Most people would assume less-technology-equals-more-sustainable. There is a lot of complexity to this issue, so I am going to use this blog as my research diary. Let's assume that technology scares you and that you have 'soil' to use as your growing medium. You should become intimate with your soil's qualities through testing. Start with this NY Times article that discusses safe lead levels, and then take a closer look at your soil content.

Assuming you have bric-a-brac and lead in your soil, the most sustainable method would take several years to get edibles from the plot. It would require digging several feet deep; removing large debris and rocks; mixing in organic matter (newspaper, compost, manure, etc); and planting a crop that would draw lead out of the soil. Then it gets tricky. You now have organic matter that you need to dispose of as hazardous waste: you cannot simply put it curbside and let the trash man take it away. And don't even think about composting it and putting it back in your future edible garden!

One to three years later, your soil is ready for growing edibles. Pat yourself on the back for helping to reclaim some topsoil which we are in danger of depleting due to monocultural agricultural practices, feedlots, and more.

Environmental Impact Questions: How did you dig and till your soil (manual or power)? Where did you get your compost? If bought, did it come in a plastic bag? If bought, how was it processed? If bought, where did it come from and what were the transportation costs? Same questions for any other soil amendments.

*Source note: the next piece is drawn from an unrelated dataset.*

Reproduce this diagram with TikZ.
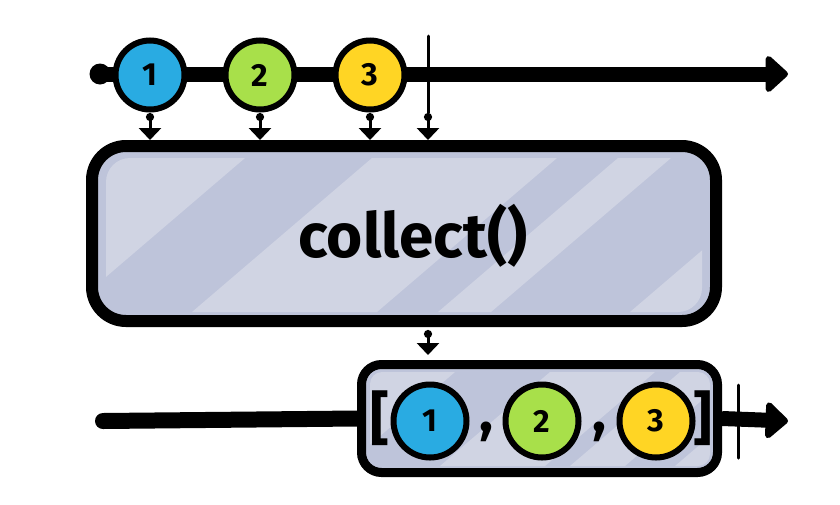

Let's assume you have a large area that would be very time-consuming to dig up or you want to start growing edibles right away. You can build raised planting beds.

Environmental Impact Questions: Where did your top soil come from and how far did it travel by truck? What's in this new soil and how was it processed? Have you helped to deplete top soil in another location? What material did you use to build your raised beds (wood, cement block, etc)? Where did it come from? How was it processed into its current form? Is it a renewable material? How long until you have to replace it?